# zero turn question



## shadetree (May 4, 2005)

please give me your thoughts on zero turn mowers. John Deere and Kubota
are probably out of my price range. how about some of the others? which ones are good which ones are junk.


----------



## bugman (Aug 12, 2004)

exmark, if its in your price range, its great. as for kubota, havn't seen one used but from pro's they sound pretty good, as for john deere, they are great, zero turn capabilities, and well if you get the garden tractor version, you could do alot more with it then just mow.


----------



## scrench (Dec 8, 2004)

snapper the best !!!!!! hands down


----------



## permitwriter (May 21, 2005)

I've had a Dixon since 1989. It's been pretty good but it has these unique roll pins that you can only get from Dixon and they shear off occasionally. I tried regular pins but they just break. Maybe they don't use them anymore. I had a small part break last year, & since I was ordering parts I decided to replace the clutch pads, figuring that after 15 years they would be worn (it's hard to see them). Nope! Even after 15 years they were still in good shape. If they're still made like this one I would buy another Dixon. I haven't used any others though.


----------



## bugman (Aug 12, 2004)

yeah, dixon's a good one


----------



## OFred (May 24, 2005)

Not sure which is best, but you might want to check how hard it is to remove the blades on whichever one you decide to buy. I had a Scag about ten years ago and removing the blades was unpleasant. I also found it impossible to level the deck. They changed things on that part. 

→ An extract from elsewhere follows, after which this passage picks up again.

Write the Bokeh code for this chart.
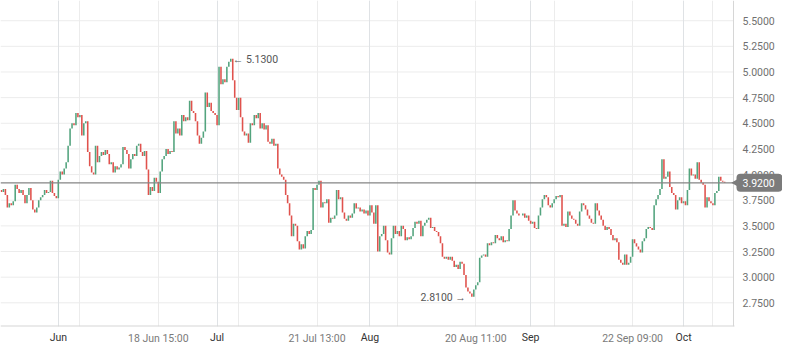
from bokeh.plotting import figure
from bokeh.models import (ColumnDataSource, Range1d, FixedTicker, Span, Grid, LinearAxis,
                          NumeralTickFormatter, Quad)
from bokeh.core.properties import value
from bokeh.embed import file_html
from bokeh.resources import INLINE

# ---------------- data (closing prices per bar) ----------------
close_jun_jul = [
    3.83, 3.86, 3.80, 3.68, 3.72, 3.70, 3.74, 3.90, 3.86, 3.82,
    3.85, 3.80, 3.72, 3.80, 3.87, 3.75, 3.66, 3.63, 3.68, 3.75,
    3.78, 3.80, 3.85, 3.82, 3.83, 3.94, 3.82, 3.79, 3.77, 3.95,
    4.03, 4.00, 4.06, 4.12, 4.28, 4.45, 4.50, 4.48, 4.60, 4.56,
    4.58, 4.38, 4.50, 4.52, 4.22, 4.08, 4.02, 4.00, 4.28, 4.12,
    4.18, 4.22, 4.19, 4.24, 4.20, 4.10, 4.12, 4.02, 4.08, 4.05,
    4.07, 4.10, 4.27, 4.24, 4.20, 4.06, 4.15, 4.20, 4.18, 4.28,
    4.30, 4.22, 4.18, 4.23, 4.05, 3.80, 3.88, 3.84, 3.97, 3.93,
    3.82, 4.03, 4.15, 4.18, 4.25, 4.20, 4.23, 4.22, 4.52, 4.40,
    4.45, 4.38, 4.58, 4.52, 4.56, 4.53, 4.72, 4.62, 4.60, 4.52,
    4.38, 4.30, 4.36, 4.42, 4.80, 4.66, 4.70, 4.62, 4.60, 4.58,
    4.48, 5.05, 4.88, 4.93, 4.90, 5.05, 5.10, 5.13, 4.92, 4.75,
    4.63, 4.75, 4.56, 4.42, 4.38, 4.40, 4.31, 4.50, 4.48, 4.58,
    4.55, 4.60,
]
close_jul_aug = [
    4.45, 4.50, 4.44, 4.48, 4.32, 4.30, 4.35, 4.28, 4.30, 4.06,
    4.00, 3.98, 3.95, 3.80, 3.72, 3.60, 3.40, 3.52, 3.50, 3.35,
    3.27, 3.32, 3.28, 3.40, 3.45, 3.42, 3.46, 3.87, 3.85, 3.90,
    3.94, 3.68, 3.73, 3.72, 3.76, 3.53, 3.58, 3.57, 3.60, 3.85,
    3.76, 3.78, 3.63, 3.57, 3.55, 3.60, 3.58, 3.62, 3.72, 3.67,
    3.68, 3.64, 3.66, 3.62, 3.65, 3.60, 3.70, 3.63, 3.52, 3.70,
    3.25, 3.40, 3.42, 3.50, 3.36, 3.24, 3.22, 3.38, 3.50, 3.42,
    3.45, 3.40, 3.50, 3.47, 3.36, 3.39, 3.37, 3.40, 3.48, 3.54,
    3.52, 3.55, 3.40, 3.50, 3.53, 3.56, 3.58, 3.48, 3.49, 3.45,
    3.44, 3.40, 3.33, 3.20, 3.18, 3.20, 3.17, 3.20, 3.16, 3.10,
    3.12, 3.08, 3.15, 3.13, 3.02, 2.90, 2.86, 2.84, 2.81, 2.88,
    2.92, 2.95, 3.19, 3.21, 3.22, 3.20, 3.33, 3.31, 3.34, 3.33,
    3.41, 3.38, 3.36, 3.40, 3.34, 3.36, 3.35, 3.47, 3.60, 3.75,
    3.65, 3.62, 3.60, 3.60,
]
close_sep_oct = [
    3.62, 3.58, 3.60, 3.55, 3.52, 3.54, 3.48, 3.47, 3.60, 3.68,
    3.76, 3.80, 3.78, 3.70, 3.68, 3.72, 3.76, 3.79, 3.78, 3.80,
    3.50, 3.52, 3.49, 3.64, 3.60, 3.57, 3.56, 3.52, 3.50, 3.64,
    3.72, 3.70, 3.66, 3.60, 3.57, 3.53, 3.52, 3.72, 3.65, 3.60,
    3.56, 3.50, 3.46, 3.49, 3.47, 3.41, 3.36, 3.38, 3.34, 3.17,
    3.14, 3.12, 3.22, 3.12, 3.14, 3.20, 3.37, 3.33, 3.30, 3.27,
    3.24, 3.35, 3.38, 3.47, 3.49, 3.48, 3.46, 3.70, 3.76, 3.80,
    3.86, 4.15, 3.96, 3.98, 4.03, 3.88, 3.82, 3.80, 3.66, 3.75,
    3.78, 3.72, 3.74, 3.70, 3.85, 4.06, 3.99, 4.00, 3.96, 4.12,
    3.95, 3.92, 3.90, 3.68, 3.78, 3.74, 3.72, 3.70, 3.82, 3.84,
    3.98, 3.94, 3.93, 3.92, 3.92,
]
first_open = 3.85
last_price = 3.92

# x-axis ticks (bar index) and their labels
tick_index = [29, 40, 80, 110, 121, 161, 188, 202, 242, 270, 282, 322, 348, 363]
tick_labels = ["Jun", "", "18 Jun 15:00", "Jul", "", "21 Jul 13:00", "Aug", "",
               "20 Aug 11:00", "Sep", "", "22 Sep 09:00", "Oct", ""]
month_labels = ["Jun", "Jul", "Aug", "Sep", "Oct"]
y_ticks = [2.75, 3.0, 3.25, 3.5, 3.75, 4.0, 4.25, 4.5, 4.75, 5.0, 5.25, 5.5]

# ---------------- build candles ----------------
close = close_jun_jul + close_jul_aug + close_sep_oct
n = len(close)
opens = [first_open] + close[:-1]
UP, DOWN = "#53a47e", "#e0524d"
src = ColumnDataSource(dict(
    x=list(range(n)),
    bottom=[min(o, c) for o, c in zip(opens, close)],
    top=[max(o, c) for o, c in zip(opens, close)],
    color=[UP if c >= o else DOWN for o, c in zip(opens, close)],
))

W, H = 782, 347
PLOT_W, FRAME_H = 733, 327          # price area width, frame height
X0, X1 = -0.5, 373.5                # price area in bar-index units
px_x = PLOT_W / (X1 - X0)
XE = X0 + W / px_x                  # frame spans the whole width (price scale inside it)
Y0, Y1 = 2.519, 5.697
px_y = FRAME_H / (Y1 - Y0)
FONT = "Roboto"
FS = "10.5px"
AXIS_C = "#d6d6d6"
GRID_C = "#ececec"

p = figure(width=W, height=H, x_range=Range1d(X0, XE), y_range=Range1d(Y0, Y1),
           output_backend="svg", toolbar_location=None, y_axis_location="right",
           min_border_left=0, min_border_top=0, min_border_right=0,
           min_border_bottom=H - FRAME_H)
p.outline_line_color = None
p.background_fill_color = "white"


def plain(ax):
    ax.major_tick_out = 0
    ax.major_tick_in = 0
    ax.minor_tick_out = 0
    ax.minor_tick_in = 0
    ax.major_label_text_font = FONT
    ax.major_label_text_font_size = FS


# vertical grid
p.xgrid.ticker = FixedTicker(ticks=tick_index)
p.xgrid.grid_line_color = GRID_C
month_idx = [i for i, t in zip(tick_index, tick_labels) if t in month_labels]
p.add_layout(Grid(dimension=0, ticker=FixedTicker(ticks=month_idx), grid_line_color="#dfe2e5"))
# horizontal grid stops at the price scale
p.ygrid.visible = False
p.segment(x0=[X0] * len(y_ticks), x1=[X1] * len(y_ticks), y0=y_ticks, y1=y_ticks,
          line_color=GRID_C, line_width=1, level="underlay")

# y axis: labels drawn back into the price-scale strip
yax = p.yaxis[0]
yax.ticker = FixedTicker(ticks=y_ticks)
yax.formatter = NumeralTickFormatter(format="0.0000")
plain(yax)
yax.major_label_standoff = -(W - PLOT_W) + 9
yax.axis_line_color = None
yax.major_label_text_color = "#707070"
p.add_layout(Span(location=X1, dimension="height", line_color=AXIS_C, line_width=1))

# x axis (below): grey date/time labels
xax = p.xaxis[0]
xax.ticker = FixedTicker(ticks=tick_index)
xax.major_label_overrides = {i: ("" if t in month_labels else t) for i, t in zip(tick_index, tick_labels)}
plain(xax)
xax.major_label_standoff = 5
xax.axis_line_color = None
xax.major_label_text_color = "#7a7a7a"
p.segment(x0=[X0], x1=[X1 + 1 / px_x], y0=[Y0], y1=[Y0], line_color=AXIS_C, line_width=2)

# second x axis: darker month names, on the same row
month_ax = LinearAxis(ticker=FixedTicker(ticks=month_idx),
                      major_label_overrides={i: t for i, t in zip(tick_index, tick_labels) if t in month_labels},
                      axis_line_color=None, major_label_text_color="#333333",
                      major_label_standoff=-17)
plain(month_ax)
p.add_layout(month_ax, "below")

# candles
p.vbar(x="x", bottom="bottom", top="top", width=0.8, fill_color="color",
       line_color=None, source=src)

# last price line
p.segment(x0=[X0], x1=[X1], y0=[last_price], y1=[last_price], line_color="#858585",
          line_width=1.3)

# last price tag (drawn above the scale labels)
TAG_C = "#7b7b7b"
tag = p.quad(left=[X1 + 3 / px_x], right=[XE], bottom=[last_price - 9 / px_y],
             top=[last_price + 9 / px_y], fill_color=TAG_C, line_color=None, level="overlay")
if "border_radius" in Quad.properties():
    tag.glyph.border_radius = 4
p.scatter(x=[X1 + 3 / px_x], y=[last_price], marker="triangle", angle=1.5708, size=9,
          fill_color=TAG_C, line_color=None, level="overlay")
p.text(x=[X1 + 9 / px_x], y=[last_price], text=[f"{last_price:.4f}"], text_color="white",
       text_baseline="middle", text_align="left", text_font=value(FONT),
       text_font_size=FS, level="overlay")

# high / low annotations
imax = max(range(n), key=lambda i: close[i])
imin = min(range(n), key=lambda i: close[i])
p.text(x=[imax], y=[close[imax]], text=[f"\u2190 {close[imax]:.4f}"], x_offset=2, y_offset=1,
       text_baseline="middle", text_align="left", text_color="#555555",
       text_font=value(FONT), text_font_size=FS)
p.text(x=[imin], y=[close[imin]], text=[f"{close[imin]:.4f} \u2192"], x_offset=-6, y_offset=1,
       text_baseline="middle", text_align="right", text_color="#555555",
       text_font=value(FONT), text_font_size=FS)

open("out.html", "w").write(file_html(p, INLINE))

I now have a Ferris mainly because where I live now has severe hills. It is not prone to rollover; although, it requires attention to keep it headed properly on the slopes. The blades are not any easier to remove than the Scag. Every time I take them off I swear that I'll get one that has a tilting deck next time. 

Good luck with your search.


----------



## phild (Jan 11, 2005)

Buy any mower with Briggs engine. except ariens- they should stay out of the mower business


----------



## muleskinner (May 19, 2005)

i've got a 1973 ariens rider, mowed with since 1995, and i have no complaints.


----------



## muleskinner (May 19, 2005)

as for zero turn, you should go test ride a gravely


----------



## scrench (Dec 8, 2004)

depending on what size you are after you might check out everride hornet and warrior pretty good mower


----------